So, George The Bear is back. It’s hard for some of us oldies to fathom, but there are those under, say, 40 who can’t actually remember Hofmeister and, therefore, do not feel the cultural jolt supplied by the return of both the bear and the beer whose marketing campaigns it used to front.
Younger viewers may also struggle to remember a time when cask ale was widely considered to be the preserve of cranks and oddballs and when the beer market was dominated by a default-popular spectrum of pale straw liquids that included Carlsberg, Carling, Foster’s, Harp, Castlemaine XXXX, McEwan’s (Lager, not Export) and Kestrel.
Some of those brews, of course, are still around, but with their emperor’s new clothes long-since detected by the eyes of a more savvy but less weird beer-drinking elite.
XXXX, McEwan’s and Harp, like Hofmeister, have all long since disappeared from view.

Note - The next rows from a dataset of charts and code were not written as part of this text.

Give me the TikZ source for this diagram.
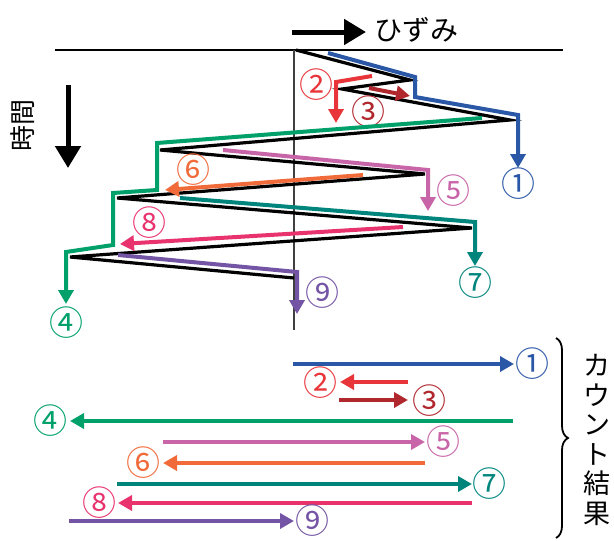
\documentclass[tikz,border=0pt]{standalone}
\usepackage{fontspec}
\newfontfamily\jp{Noto Sans CJK JP}
\usetikzlibrary{arrows.meta,decorations.pathreplacing}
\definecolor{cblue}{HTML}{2B57A7}
\definecolor{cred}{HTML}{E8353A}
\definecolor{cdred}{HTML}{B0282E}
\definecolor{cgreen}{HTML}{00A06B}
\definecolor{cpink}{HTML}{C865A8}
\definecolor{corange}{HTML}{F06A3A}
\definecolor{cteal}{HTML}{00857D}
\definecolor{cpred}{HTML}{E8336E}
\definecolor{cpurple}{HTML}{7454A4}
\begin{document}
\begin{tikzpicture}[x=1pt,y=-1pt,
  cl/.style={line width=4pt,-{Triangle[length=14pt,width=15pt]}},
  zig/.style={line width=3.2pt,black,line join=miter},
  num/.style={font=\jp\fontsize{34}{34}\selectfont,inner sep=0pt},
  bigarrow/.style={line width=5pt,-{Triangle[length=22pt,width=25pt]}}]
\useasboundingbox (0,0) rectangle (614,541);
% axes
\coordinate (h0) at (55,50); \coordinate (h1) at (563,50);
\coordinate (v0) at (294,50); \coordinate (v1) at (294,330);
\draw[line width=1.8pt] (h0) -- (h1);
\draw[line width=1.3pt,black!75] (v0) -- (v1);
% strain arrow and label
\coordinate (sa0) at (292,32); \coordinate (sa1) at (366,32);
\draw[bigarrow] (sa0) -- (sa1);
\node[font=\jp\fontsize{28}{28}\selectfont,anchor=west,inner sep=0pt] (hiz) at (374,30) {ひずみ};
% time arrow and label
\coordinate (ta0) at (68,85); \coordinate (ta1) at (68,168);
\draw[bigarrow] (ta0) -- (ta1);
\node[font=\jp\fontsize{26}{26}\selectfont,rotate=90,inner sep=0pt] (jikan) at (23,125) {時間};
% zigzag
\coordinate (z0) at (296,50);
\coordinate (z1) at (410,80);
\coordinate (z2) at (342,89);
\coordinate (z3) at (510,120);
\coordinate (z4) at (160,150);
\coordinate (z5) at (425,174);
\coordinate (z6) at (117,198);
\coordinate (z7) at (472,228);
\coordinate (z8) at (70,257);
\coordinate (z9) at (294,278);
\draw[zig] (z0) -- (z1) -- (z2) -- (z3) -- (z4) -- (z5) -- (z6) -- (z7) -- (z8) -- (z9);
% 1 blue
\draw[cl,cblue] (328,53) -- (415,77) -- (415,97) -- (518,115) -- (518,168);
\node[num,cblue] (n1) at (518,184) {①};
% 2 red
\draw[cl,cred] (372,76) -- (336,82) -- (336,123);
\node[num,cred] (n2) at (316,85) {②};
% 3 dark red
\draw[cl,cdred] (369,88) -- (410,96);
\node[num,cdred] (n3) at (368,112) {③};
% 4 green
\draw[cl,cgreen] (482,118) -- (157,143) -- (157,190) -- (113,193) -- (113,245) -- (66,252) -- (66,304);
\node[num,cgreen] (n4) at (66,323) {④};
% 5 pink
\draw[cl,cpink] (223,150) -- (428,170) -- (428,211);
\node[num,cpink] (n5) at (453,191) {⑤};
% 6 orange
\draw[cl,corange] (363,175) -- (165,190);
\node[num,corange] (n6) at (193,170) {⑥};
% 7 teal
\draw[cl,cteal] (180,198) -- (475,222) -- (475,266);
\node[num,cteal] (n7) at (475,283) {⑦};
% 8 pink-red
\draw[cl,cpred] (403,227) -- (120,244);
\node[num,cpred] (n8) at (149,223) {⑧};
% 9 purple
\draw[cl,cpurple] (118,255) -- (297,272) -- (297,314);
\node[num,cpurple] (n9) at (322,293) {⑨};
% bottom count results
\node[num,cblue] (m1) at (532,364) {①};
\draw[cl,cblue] (293,364) -- (514,364);
\node[num,cred] (m2) at (320,383) {②};
\draw[cl,cred] (408,382) -- (340,382);
\node[num,cdred] (m3) at (429,401) {③};
\draw[cl,cdred] (339,400) -- (408,400);
\node[num,cgreen] (m4) at (51,421) {④};
\draw[cl,cgreen] (513,421) -- (70,421);
\node[num,cpink] (m5) at (443,442) {⑤};
\draw[cl,cpink] (163,442) -- (425,442);
\node[num,corange] (m6) at (143,463) {⑥};
\draw[cl,corange] (425,463) -- (163,463);
\node[num,cteal] (m7) at (489,484) {⑦};
\draw[cl,cteal] (117,484) -- (472,484);
\node[num,cpred] (m8) at (99,503) {⑧};
\draw[cl,cpred] (472,503) -- (118,503);
\node[num,cpurple] (m9) at (312,521) {⑨};
\draw[cl,cpurple] (69,521) -- (294,521);
% brace and label
\coordinate (br0) at (556,338); \coordinate (br1) at (556,538);
\draw[line width=1.8pt,decorate,decoration={brace,amplitude=12pt}] (br0) -- (br1);
\node[font=\jp\fontsize{27}{29.5}\selectfont,align=center,inner sep=0pt] (count) at (597,440) {カ\\ウ\\ン\\ト\\結\\果};
\end{tikzpicture}
\end{document}
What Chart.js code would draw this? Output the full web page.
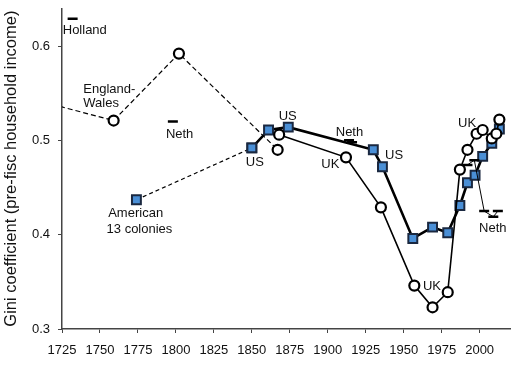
<!DOCTYPE html>
<html>
<head>
<meta charset="utf-8">
<script src="https://cdn.jsdelivr.net/npm/chart.js@4.4.0/dist/chart.umd.min.js"></script>
<style>
  body { margin: 0; background: #fff; }
  #wrap { width: 527px; height: 373px; }
</style>
</head>
<body>
<div id="wrap"><canvas id="giniChart" width="527" height="373"></canvas></div>
<script>
// years and Gini values
const ewYears = [1688, 1759, 1802, 1867];
const ewValues = [0.551, 0.521, 0.592, 0.49];

const ukYears = [1868, 1912, 1935, 1957, 1969, 1979, 1987, 1992, 1998, 2002, 2008, 2011, 2013];
const ukValues = [0.506, 0.482, 0.429, 0.346, 0.323, 0.339, 0.469, 0.49, 0.507, 0.511, 0.502, 0.507, 0.522];

const colonyYears = [1774, 1850];
const colonyValues = [0.437, 0.492];

const usYears = [1850, 1861, 1874, 1930, 1936, 1956, 1969, 1979, 1987, 1992, 1997, 2002, 2008, 2013];
const usValues = [0.492, 0.511, 0.514, 0.49, 0.472, 0.396, 0.408, 0.402, 0.431, 0.455, 0.463, 0.483, 0.497, 0.512];

const nethOldYears = [1732, 1798, 1914, 1916];
const nethOldValues = [0.629, 0.52, 0.5, 0.498];

const nethYears = [1992, 1996.5, 2003, 2009, 2012];
const nethValues = [0.474, 0.479, 0.425, 0.419, 0.425];

const xTicks = [1725, 1750, 1775, 1800, 1825, 1850, 1875, 1900, 1925, 1950, 1975, 2000];
const yTicks = [0.3, 0.4, 0.5, 0.6];

// text notes placed in data units: [text, year, value, align]
const notes = [
  ["Holland", 1740, 0.617, "center"],
  ["England-", 1739, 0.5543, "left"],
  ["Wales", 1739, 0.5393, "left"],
  ["Neth", 1793.4, 0.5064, "left"],
  ["American", 1773.5, 0.4225, "center"],
  ["13 colonies", 1776, 0.4057, "center"],
  ["US", 1852, 0.4767, "center"],
  ["US", 1873.6, 0.5253, "center"],
  ["Neth", 1914.3, 0.5088, "center"],
  ["UK", 1901.7, 0.4749, "center"],
  ["US", 1943.7, 0.4844, "center"],
  ["UK", 1968.6, 0.3451, "center"],
  ["UK", 1991.7, 0.5175, "center"],
  ["Neth", 2008.7, 0.4063, "center"],
];

const FONT = "'Liberation Sans', Arial, sans-serif";

function toPoints(xs, ys) {
  return xs.map((x, i) => ({ x: x, y: ys[i] }));
}

const circleStyle = {
  pointStyle: "circle",
  pointRadius: 5,
  pointBackgroundColor: "#fff",
  pointBorderColor: "#000",
  pointBorderWidth: 2.2,
};

const squareStyle = {
  pointStyle: "rect",
  pointRadius: 6.3,
  pointBackgroundColor: "#4a8fd6",
  pointBorderColor: "#1a2840",
  pointBorderWidth: 2,
};

const notesPlugin = {
  id: "notes",
  afterDatasetsDraw(chart) {
    const c = chart.ctx;
    const xs = chart.scales.x;
    const ys = chart.scales.y;
    c.save();
    c.font = "13px " + FONT;
    c.fillStyle = "#111";
    c.textBaseline = "middle";
    notes.forEach((n) => {
      c.textAlign = n[3];
      c.fillText(n[0], xs.getPixelForValue(n[1]), ys.getPixelForValue(n[2]));
    });
    c.restore();
  },
};

const ctx = document.getElementById("giniChart").getContext("2d");
new Chart(ctx, {
  type: "line",
  data: {
    datasets: [
      Object.assign({
        label: "UK",
        data: toPoints(ukYears, ukValues),
        borderColor: "#000",
        borderWidth: 1.6,
      }, circleStyle),
      Object.assign({
        label: "England-Wales",
        data: toPoints(ewYears, ewValues),
        borderColor: "#000",
        borderWidth: 1.2,
        borderDash: [5, 3],
      }, circleStyle),
      {
        label: "Neth",
        data: toPoints(nethYears, nethValues),
        borderColor: "#000",
        borderWidth: 1,
        pointStyle: "line",
        pointRadius: 5,
        pointBorderColor: "#000",
        pointBorderWidth: 2.5,
      },
      {
        label: "Neth early",
        data: toPoints(nethOldYears, nethOldValues),
        showLine: false,
        pointStyle: "line",
        pointRadius: 5,
        pointBorderColor: "#000",
        pointBorderWidth: 2.5,
      },
      Object.assign({
        label: "US",
        data: toPoints(usYears, usValues),
        borderColor: "#000",
        borderWidth: 2.6,
      }, squareStyle),
      Object.assign({
        label: "American 13 colonies",
        data: toPoints(colonyYears, colonyValues),
        borderColor: "#000",
        borderWidth: 1.2,
        borderDash: [4, 3],
      }, squareStyle),
    ],
  },
  options: {
    responsive: false,
    animation: false,
    layout: { padding: { top: 5, right: 17, left: 0, bottom: 0 } },
    plugins: {
      legend: { display: false },
      tooltip: { enabled: false },
    },
    scales: {
      x: {
        type: "linear",
        min: 1725,
        max: 2020,
        afterBuildTicks: (s) => { s.ticks = xTicks.map((v) => ({ value: v })); },
        afterFit: (s) => { s.height = 44; s.paddingLeft = 0; s.paddingRight = 0; },
        ticks: {
          color: "#111",
          font: { family: FONT, size: 13 },
          padding: 10,
          maxRotation: 0,
          autoSkip: false,
          callback: (v) => String(v),
        },
        grid: { drawOnChartArea: false, tickLength: 4, color: "#444" },
        border: { color: "#444", width: 1.5 },
      },
      y: {
        min: 0.3,
        max: 0.64,
        afterBuildTicks: (s) => { s.ticks = yTicks.map((v) => ({ value: v })); },
        afterFit: (s) => { s.width = 62; s.paddingTop = 0; s.paddingBottom = 0; },
        ticks: {
          color: "#111",
          font: { family: FONT, size: 13 },
          padding: 8,
          callback: (v) => Number(v).toFixed(1),
        },
        grid: { drawOnChartArea: false, tickLength: 4, color: "#444" },
        border: { color: "#444", width: 1.5 },
        title: {
          display: true,
          text: "Gini coefficient (pre-fisc household income)",
          color: "#111",
          font: { family: FONT, size: 16.5 },
          padding: { top: 2, bottom: 0 },
        },
      },
    },
  },
  plugins: [notesPlugin],
});
</script>
</body>
</html>
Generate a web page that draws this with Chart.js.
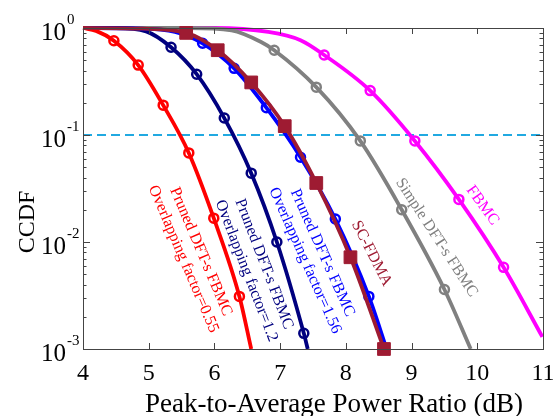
<!DOCTYPE html>
<html>
<head>
<meta charset="utf-8">
<script src="https://cdn.jsdelivr.net/npm/chart.js@4/dist/chart.umd.min.js"></script>
<style>
    html, body { margin: 0; padding: 0; background: #fff; }
</style>
</head>
<body>
<canvas id="ccdfChart" width="553" height="416"></canvas>
<script>
// axis ticks
const xTicks = [4, 5, 6, 7, 8, 9, 10, 11];
const yTicks = [1, 0.1, 0.01, 0.001];
const yTickExp = ['0', '-1', '-2', '-3'];
const threshold = 0.1;

// curves (PAPR in dB, CCDF)
const pruned055X = [4, 4.2, 4.47, 4.84, 5.22, 5.61, 5.99, 6.38, 6.56];
const pruned055Y = [1, 0.94, 0.76, 0.45, 0.19, 0.068, 0.0167, 0.0031, 0.001];

const pruned12X = [4, 4.5, 4.96, 5.34, 5.73, 6.15, 6.56, 6.95, 7.36, 7.42];
const pruned12Y = [1, 1, 0.93, 0.66, 0.37, 0.144, 0.044, 0.010, 0.0014, 0.001];

const pruned156X = [4, 4.8, 5.4, 5.82, 6.30, 6.79, 7.31, 7.84, 8.35, 8.62];
const pruned156Y = [1, 0.99, 0.92, 0.72, 0.42, 0.18, 0.062, 0.0164, 0.0031, 0.001];

const scfdmaX = [4, 4.9, 5.57, 6.05, 6.56, 7.07, 7.55, 8.07, 8.58];
const scfdmaY = [1, 0.985, 0.90, 0.62, 0.31, 0.121, 0.0356, 0.0072, 0.001];

const simpleX = [4, 5.6, 6.26, 6.71, 6.91, 7.55, 8.22, 8.85, 9.50, 9.90];
const simpleY = [1, 1, 0.95, 0.74, 0.62, 0.28, 0.088, 0.020, 0.0036, 0.001];

const fbmcX = [4, 6.0, 6.82, 7.31, 7.67, 8.37, 9.05, 9.72, 10.40, 10.99];
const fbmcY = [1, 1, 0.92, 0.77, 0.56, 0.26, 0.088, 0.025, 0.0058, 0.0013];

const series = [
    { name: 'SC-FDMA', xs: scfdmaX, ys: scfdmaY, color: '#9e1b32', marker: 'rect', lead: 2, tail: 0 },
    { name: 'Pruned 1.56', xs: pruned156X, ys: pruned156Y, color: '#0000ff', marker: 'circle', lead: 3, tail: 1 },
    { name: 'Pruned 1.2', xs: pruned12X, ys: pruned12Y, color: '#00007f', marker: 'circle', lead: 3, tail: 1 },
    { name: 'Pruned 0.55', xs: pruned055X, ys: pruned055Y, color: '#ff0000', marker: 'circle', lead: 2, tail: 1 },
    { name: 'Simple DFT-s FBMC', xs: simpleX, ys: simpleY, color: '#808080', marker: 'circle', lead: 4, tail: 1 },
    { name: 'FBMC', xs: fbmcX, ys: fbmcY, color: '#ff00ff', marker: 'circle', lead: 4, tail: 1 },
];

// curve labels: position in data units, angle in degrees
const curveLabels = [
    { lines: ['Pruned DFT-s FBMC', 'Overlapping factor=0.55'], x: 5.66, y: 0.0075, angle: 67, color: '#ff0000' },
    { lines: ['Pruned DFT-s FBMC', 'Overlapping factor=1.2'], x: 6.62, y: 0.0058, angle: 69, color: '#00007f' },
    { lines: ['Pruned DFT-s FBMC', 'Overlapping factor=1.56'], x: 7.51, y: 0.0073, angle: 66, color: '#0000ff' },
    { lines: ['SC-FDMA'], x: 8.39, y: 0.0078, angle: 63, color: '#9e1b32' },
    { lines: ['Simple DFT-s FBMC'], x: 9.38, y: 0.011, angle: 57, color: '#808080' },
    { lines: ['FBMC'], x: 10.08, y: 0.022, angle: 54, color: '#ff00ff' },
];

const serif = '"Liberation Serif", "Times New Roman", serif';

const datasets = series.map((s) => {
    const n = s.xs.length;
    const isSquare = s.marker === 'rect';
    return {
        label: s.name,
        data: s.xs.map((x, i) => ({ x: x, y: s.ys[i] })),
        borderColor: s.color,
        borderWidth: 3.8,
        cubicInterpolationMode: 'monotone',
        pointStyle: s.marker,
        pointRadius: (ctx) => (ctx.dataIndex >= s.lead && ctx.dataIndex < n - s.tail) ? (isSquare ? 9 : 4.5) : 0,
        pointBorderColor: s.color,
        pointBackgroundColor: isSquare ? s.color : 'rgba(0,0,0,0)',
        pointBorderWidth: isSquare ? 1 : 2.5,
        clip: false,
    };
});

datasets.push({
    label: 'threshold',
    data: [{ x: 4, y: threshold }, { x: 11, y: threshold }],
    borderColor: '#21a9e1',
    borderWidth: 2,
    borderDash: [9, 5],
    pointRadius: 0,
});

const framePlugin = {
    id: 'frame',
    afterDatasetsDraw(chart) {
        const { ctx, chartArea: a, scales } = chart;
        const xs = scales.x;
        const ys = scales.y;
        ctx.save();

        // box
        ctx.strokeStyle = '#444';
        ctx.lineWidth = 1;
        ctx.strokeRect(a.left + 0.5, a.top + 0.5, a.right - a.left, a.bottom - a.top);

        // ticks
        ctx.beginPath();
        xTicks.forEach((v) => {
            const px = Math.round(xs.getPixelForValue(v)) + 0.5;
            ctx.moveTo(px, a.bottom);
            ctx.lineTo(px, a.bottom - 6);
            ctx.moveTo(px, a.top);
            ctx.lineTo(px, a.top + 6);
        });
        for (let d = 0.001; d < 1; d *= 10) {
            for (let m = 1; m < 10; m++) {
                const py = Math.round(ys.getPixelForValue(d * m)) + 0.5;
                const len = m === 1 ? 7 : 3.5;
                ctx.moveTo(a.left, py);
                ctx.lineTo(a.left + len, py);
                ctx.moveTo(a.right, py);
                ctx.lineTo(a.right - len, py);
            }
        }
        ctx.stroke();

        // tick labels
        ctx.fillStyle = '#000';
        ctx.textBaseline = 'alphabetic';
        ctx.font = '24px ' + serif;
        ctx.textAlign = 'center';
        xTicks.forEach((v) => {
            ctx.fillText(String(v), xs.getPixelForValue(v), a.bottom + 31);
        });
        yTicks.forEach((v, i) => {
            const py = ys.getPixelForValue(v);
            ctx.font = '25px ' + serif;
            ctx.textAlign = 'right';
            ctx.fillText('10', 66, py + 12);
            ctx.font = '15px ' + serif;
            ctx.textAlign = 'left';
            ctx.fillText(yTickExp[i], 67, py - 4);
        });

        // axis titles
        ctx.font = '27px ' + serif;
        ctx.textAlign = 'center';
        ctx.fillText('Peak-to-Average Power Ratio (dB)', 334, 412);
        ctx.font = '24px ' + serif;
        ctx.save();
        ctx.translate(34, 222);
        ctx.rotate(-Math.PI / 2);
        ctx.fillText('CCDF', 0, 0);
        ctx.restore();

        // curve labels
        ctx.font = '16px ' + serif;
        ctx.textBaseline = 'middle';
        curveLabels.forEach((l) => {
            ctx.save();
            ctx.translate(xs.getPixelForValue(l.x), ys.getPixelForValue(l.y));
            ctx.rotate(l.angle * Math.PI / 180);
            ctx.fillStyle = l.color;
            l.lines.forEach((t, i) => {
                ctx.fillText(t, 0, (i - (l.lines.length - 1) / 2) * 19);
            });
            ctx.restore();
        });

        ctx.restore();
    },
};

new Chart(document.getElementById('ccdfChart'), {
    type: 'line',
    data: { datasets: datasets },
    options: {
        responsive: false,
        devicePixelRatio: 1,
        animation: false,
        layout: { padding: { left: 83, right: 6, top: 28, bottom: 67 } },
        scales: {
            x: { type: 'linear', min: 4, max: 11, display: false },
            y: { type: 'logarithmic', min: 0.001, max: 1, display: false },
        },
        plugins: {
            legend: { display: false },
            tooltip: { enabled: false },
        },
    },
    plugins: [framePlugin],
});
</script>
</body>
</html>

So too did Kestrel until former Charles Wells marketing boss Nigel McNally dragged it out of retirement four years ago.
Though it’s achieved the odd supermarket listing, Kestrel has hardly taken the beer world by storm at a time when the market has undergone its most dramatic upheaval and upturn in fortunes in living memory.
Kestrel’s underwhelming presence – in a market where the noise is being justifiably made by creative, skillful and genuinely “craft” brewers from the UK, US, Belgium, Italy, Brazil, France, Holland, New Zealand, Ireland and others – should surely sound out a warning to the British entrepreneurs (including former Britvic marketing boss Andrew Marsden) who are behind the Hofmeister relaunch.
Ah yes, that dreaded word craft. It’s little surprise that it appears three times in the launch press release (along with one “crafted”). Whether it is or it isn’t craft is beside the point. More pertinently, the list of attributes of the new Hofmeister read like a tick box list from a ’90s beer NPD focus group:
- Premium, check
- Refreshing, check
- Reinheitsgebot, check
- 5% abv, check
- Bavaria, check
- Bloke dressed up as bear wearing a gold lamé suit and a pork pie hat, check
Hofmeister 2.0 may yet turn out to be a very fine example of its type – and, one would hope, a lot better than the original – but the question really is: who needs it when there are plenty of reliable, clean, crisp, flavoursome niche-ish lagers established in the marketplace. Names like Budvar, Brooklyn, Veltins, Schiehallion, Erdinger and Schneider spring to mind, but there are plenty of others, including gems from small-scale brewers like London's Orbit with its wonderful Köln-style Nico.
Those who remember Hofmeister the first time round will recollect that it was one of the more cheap and insipid lagers of its day and struggle to be convinced by a new pimped-up version, however amazing it might turn out to be.
Many of those who don’t will be happier exploring a horde of new-breed lagers from youthful breweries or splurging their cash on the likes of Beavertown’s Lupuloid IPA or Siren’s Caribbean Chocolate Cake stout.
As Nigel McNally rhetorically asked The Grocer in its Hofmeister coverage this week: “Why would someone swap their existing brand with something that has not been available for more than a decade?”
He, more than anyone, will know the answer to that one.